Q: Who are your heroes and how have they influenced your work? 

A: I have many heroes in science, among them Charles Darwin and others like
him who devoted a great part of their lives nurturing a old hypothesis and
watching it evolve into theory, and eventually gain the status of scientific
principle, all through theie tireless and methodical collection of evidence.
But science tends not to be down that way any more. Just turn to the title
page of  mose major articles in the journals NATURE and SCIENCE and see the
multiple by-lines, sometimes up to a dozen or so investigators. The new
technologies in biology and physics, for example, are making a rarity out of
the potential Darwins or a Copernicus.

Q: What most upsets you about science or scientists? 

A: There's nothing about science as a means of investigating the natural
world that upsets me, even though a scientists' search for truth is bound to
step on toes every now and then.

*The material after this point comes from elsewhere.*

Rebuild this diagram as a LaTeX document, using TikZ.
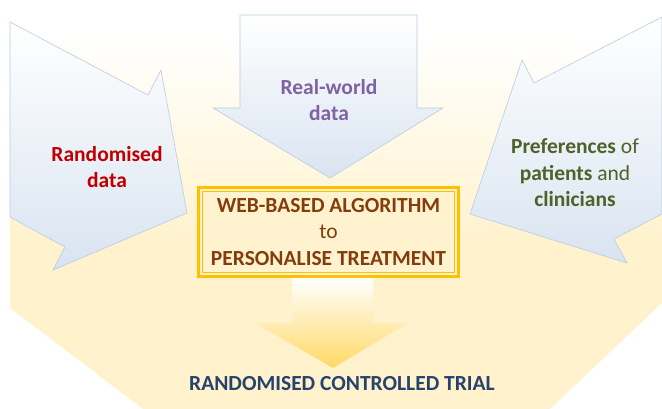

For the most part, I think scientists are a
pretty honest lot with well defined goals. The scientists who do not fit
that pattern are those who have sold out to the tobacco, nuclear, and
certain other industries that try to convince us that their product or
activity is perfectly safe, when they know just the opposite is true.

Q: If you controlled a $1 billion foundation, what research effort would you
fund? 

A: Since a billion dollars isn't all that much money these days, I'd look
for a relatively modest research effort, perhaps one directed more toward
education rather than expensive hardware that might teach us how to mine an
asteroid. In the field of astronomy, perhaps an effort to identify the
misconceptions young people hae about basic astronomy, space, space travel,
the nature and probability of life elsewhere in the universe and the
philosophical implicatioins of its discovery. The second, and major, part of
my program would be the preparation, publication, and distribution of
educational materials at the junior high and up levels. Such materials would
be relatively inexpensive, and their funds generated would go back into the
program to make it largely self-sustaining.

Q: Why should we spend money on space exploration over research into deadly
diseases? 

A: I see no reason why we shouldn't be doing both at the same time.

Q: What is the most beautiful aspect to space?

A: Its silence and profoundly humbling aspect.